The FOMC held rates at 3.50 to 3.75 percent today, April 29th, 2026. Three members dissented — not to cut, but to add rate hike language to the statement. The easing bias was retained under pressure. Powell publicly acknowledged the center is moving toward neutral. Neutral means the next move is equally likely to be a hike as a cut.
Here is the data Powell was not able to say out loud. Sixteen out of nineteen FOMC members see upside inflation risk. Fourteen out of nineteen see downside growth risk. CPI for March came in at 3.3 percent year-over-year with a 0.9 percent monthly jump — the highest annual increase since May 2024. GDP at 0.7 percent. Unemployment at 4.4 percent and rising. And $1.03 trillion in annual interest payments on $39 trillion in debt — the first time in American history that interest exceeds the entire defense budget.

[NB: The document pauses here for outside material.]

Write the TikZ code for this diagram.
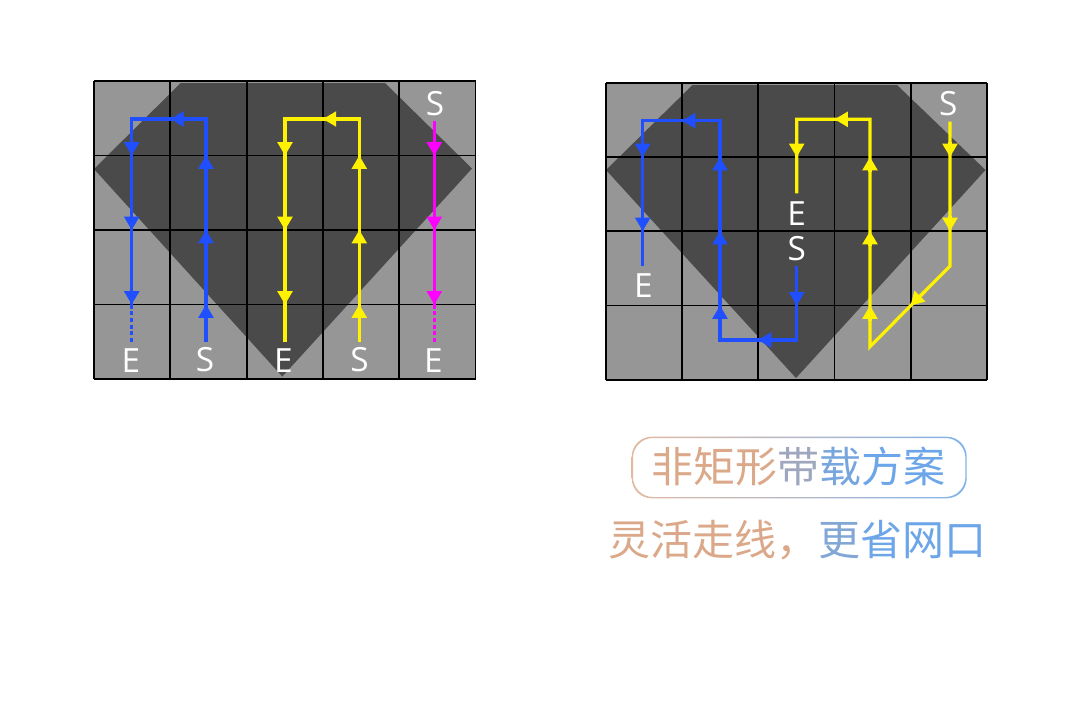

In this video, I walk you through the precise language the Fed used today and what it was written to obscure, why the Volcker option that broke stagflation in 1979 is mathematically closed in 2026, what the IMF's April World Economic Outlook published on the same day as the FOMC statement tells you about the global configuration, and the two specific signals I am watching after today's meeting to identify when the trap enters its most acute phase.
JP Morgan kept $6,300. Goldman Sachs kept $5,400. Deutsche Bank kept $6,000. Not one institutional target moved after Powell's press conference. That is the signal that matters most.